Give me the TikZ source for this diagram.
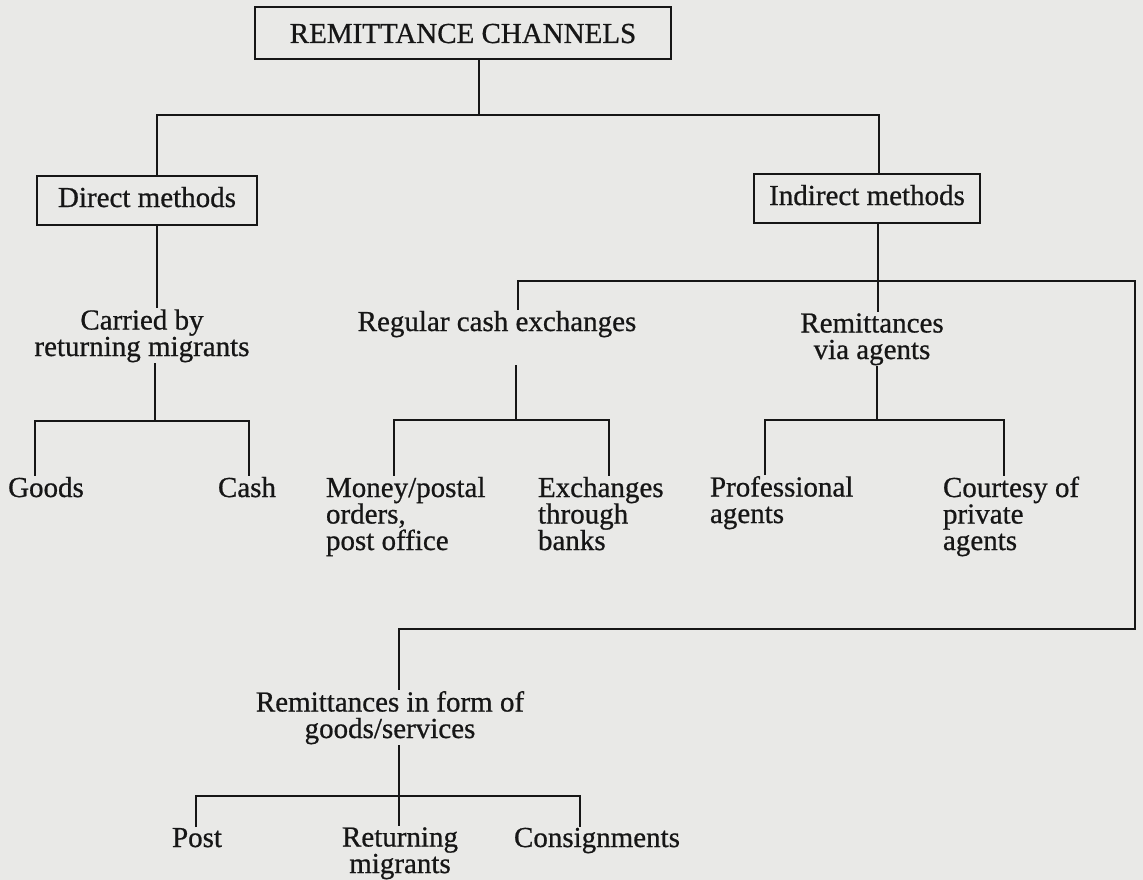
\documentclass[tikz,border=0pt]{standalone}
\usepackage{fontspec}
\setmainfont{Liberation Serif}
\newfontfamily\inkfont{Liberation Serif}[FakeBold=0.7]
\usepackage{tikz}
\definecolor{paper}{RGB}{233,233,231}
\definecolor{ink}{RGB}{22,22,22}

\begin{document}
\begin{tikzpicture}[x=1pt,y=-1pt,line width=2pt,draw=ink,
  box/.style={draw,minimum height=49pt,text height=20pt,text depth=6pt},
  lbl/.style={anchor=base,align=center},
  lft/.style={anchor=base west,align=left}]
\tikzstyle{every node}+=[inner sep=0pt,text=ink,font=\inkfont\fontsize{29}{26.5}\selectfont]
\fill [paper] (0,0) rectangle (1143,880);
\useasboundingbox (0,0) rectangle (1143,880);
% boxes
\node [box,minimum width=416pt,minimum height=52pt,text depth=0pt] (root) at (463,33) {REMITTANCE CHANNELS};
\node [box,minimum width=220pt] (direct) at (147,200) {Direct methods};
\node [box,minimum width=226pt] (indirect) at (867,198) {Indirect methods};
% direct side (base = last line)
\node [lbl] (carried) at (142,356) {Carried by\\returning migrants};
\node [lbl] (goods) at (46,497) {Goods};
\node [lbl] (cash) at (247,497) {Cash};
% indirect side
\node [lbl] (regular) at (497,331) {Regular cash exchanges};
\node [lbl] (agents) at (872,359) {Remittances\\via agents};
\node [lft] (money) at (325,550) {Money/postal\\orders,\\post office};
\node [lft] (banks) at (537,550) {Exchanges\\through\\banks};
\node [lft] (prof) at (709,523) {Professional\\agents};
\node [lft] (courtesy) at (942,550) {Courtesy of\\private\\agents};
\node [lbl] (kind) at (390,738) {Remittances in form of\\goods/services};
\node [lbl] (post) at (197,847) {Post};
\node [lbl] (returning) at (400,873) {Returning\\migrants};
\node [lbl] (consign) at (597,847) {Consignments};
% junctions
\coordinate (b1l) at (157,115);
\coordinate (b1m) at (479,115);
\coordinate (b1r) at (879,115);
\coordinate (b2l) at (35,421);
\coordinate (b2m) at (155,421);
\coordinate (b2r) at (249,421);
\coordinate (b3l) at (518,281);
\coordinate (b3m) at (878,281);
\coordinate (b3r) at (1135,281);
\coordinate (b3c) at (1135,629);
\coordinate (b3b) at (399,629);
\coordinate (b4t) at (516,365);
\coordinate (b4l) at (394,420);
\coordinate (b4m) at (516,420);
\coordinate (b4r) at (609,420);
\coordinate (b5l) at (765,420);
\coordinate (b5m) at (877,420);
\coordinate (b5r) at (1004,420);
\coordinate (b6l) at (196,796);
\coordinate (b6m) at (399,796);
\coordinate (b6r) at (580,796);
% connectors
\draw (root.south -| b1m) -- (b1m);
\draw (direct.north -| b1l) -- (b1l) -- (b1r) -- (indirect.north -| b1r);
\draw (direct.south -| b1l) -- (carried.north -| b1l);
\draw (carried.south -| b2m) -- (b2m);
\draw (goods.north -| b2l) -- (b2l) -- (b2r) -- (cash.north -| b2r);
\draw (indirect.south -| b3m) -- (b3m);
\draw (regular.north -| b3l) -- (b3l) -- (b3r) -- (b3c) -- (b3b) -- (kind.north -| b3b);
\draw (b3m) -- (agents.north -| b3m);
\draw (b4t) -- (b4m);
\draw (money.north -| b4l) -- (b4l) -- (b4r) -- (banks.north -| b4r);
\draw (agents.south -| b5m) -- (b5m);
\draw (prof.north -| b5l) -- (b5l) -- (b5r) -- (courtesy.north -| b5r);
\draw (kind.south -| b6m) -- (b6m);
\draw (post.north -| b6l) -- (b6l) -- (b6r) -- (consign.north -| b6r);
\draw (b6m) -- (returning.north -| b6m);
\end{tikzpicture}
\end{document}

» WHAT TO PRODUCE
Quote all the lines above exactly as given. Do not include the pictures.

» WORKED ANSWER
Give me the TikZ source for this diagram.
\documentclass[tikz,border=0pt]{standalone}
\usepackage{fontspec}
\setmainfont{Liberation Serif}
\newfontfamily\inkfont{Liberation Serif}[FakeBold=0.7]
\usepackage{tikz}
\definecolor{paper}{RGB}{233,233,231}
\definecolor{ink}{RGB}{22,22,22}

\begin{document}
\begin{tikzpicture}[x=1pt,y=-1pt,line width=2pt,draw=ink,
  box/.style={draw,minimum height=49pt,text height=20pt,text depth=6pt},
  lbl/.style={anchor=base,align=center},
  lft/.style={anchor=base west,align=left}]
\tikzstyle{every node}+=[inner sep=0pt,text=ink,font=\inkfont\fontsize{29}{26.5}\selectfont]
\fill [paper] (0,0) rectangle (1143,880);
\useasboundingbox (0,0) rectangle (1143,880);
% boxes
\node [box,minimum width=416pt,minimum height=52pt,text depth=0pt] (root) at (463,33) {REMITTANCE CHANNELS};
\node [box,minimum width=220pt] (direct) at (147,200) {Direct methods};
\node [box,minimum width=226pt] (indirect) at (867,198) {Indirect methods};
% direct side (base = last line)
\node [lbl] (carried) at (142,356) {Carried by\\returning migrants};
\node [lbl] (goods) at (46,497) {Goods};
\node [lbl] (cash) at (247,497) {Cash};
% indirect side
\node [lbl] (regular) at (497,331) {Regular cash exchanges};
\node [lbl] (agents) at (872,359) {Remittances\\via agents};
\node [lft] (money) at (325,550) {Money/postal\\orders,\\post office};
\node [lft] (banks) at (537,550) {Exchanges\\through\\banks};
\node [lft] (prof) at (709,523) {Professional\\agents};
\node [lft] (courtesy) at (942,550) {Courtesy of\\private\\agents};
\node [lbl] (kind) at (390,738) {Remittances in form of\\goods/services};
\node [lbl] (post) at (197,847) {Post};
\node [lbl] (returning) at (400,873) {Returning\\migrants};
\node [lbl] (consign) at (597,847) {Consignments};
% junctions
\coordinate (b1l) at (157,115);
\coordinate (b1m) at (479,115);
\coordinate (b1r) at (879,115);
\coordinate (b2l) at (35,421);
\coordinate (b2m) at (155,421);
\coordinate (b2r) at (249,421);
\coordinate (b3l) at (518,281);
\coordinate (b3m) at (878,281);
\coordinate (b3r) at (1135,281);
\coordinate (b3c) at (1135,629);
\coordinate (b3b) at (399,629);
\coordinate (b4t) at (516,365);
\coordinate (b4l) at (394,420);
\coordinate (b4m) at (516,420);
\coordinate (b4r) at (609,420);
\coordinate (b5l) at (765,420);
\coordinate (b5m) at (877,420);
\coordinate (b5r) at (1004,420);
\coordinate (b6l) at (196,796);
\coordinate (b6m) at (399,796);
\coordinate (b6r) at (580,796);
% connectors
\draw (root.south -| b1m) -- (b1m);
\draw (direct.north -| b1l) -- (b1l) -- (b1r) -- (indirect.north -| b1r);
\draw (direct.south -| b1l) -- (carried.north -| b1l);
\draw (carried.south -| b2m) -- (b2m);
\draw (goods.north -| b2l) -- (b2l) -- (b2r) -- (cash.north -| b2r);
\draw (indirect.south -| b3m) -- (b3m);
\draw (regular.north -| b3l) -- (b3l) -- (b3r) -- (b3c) -- (b3b) -- (kind.north -| b3b);
\draw (b3m) -- (agents.north -| b3m);
\draw (b4t) -- (b4m);
\draw (money.north -| b4l) -- (b4l) -- (b4r) -- (banks.north -| b4r);
\draw (agents.south -| b5m) -- (b5m);
\draw (prof.north -| b5l) -- (b5l) -- (b5r) -- (courtesy.north -| b5r);
\draw (kind.south -| b6m) -- (b6m);
\draw (post.north -| b6l) -- (b6l) -- (b6r) -- (consign.north -| b6r);
\draw (b6m) -- (returning.north -| b6m);
\end{tikzpicture}
\end{document}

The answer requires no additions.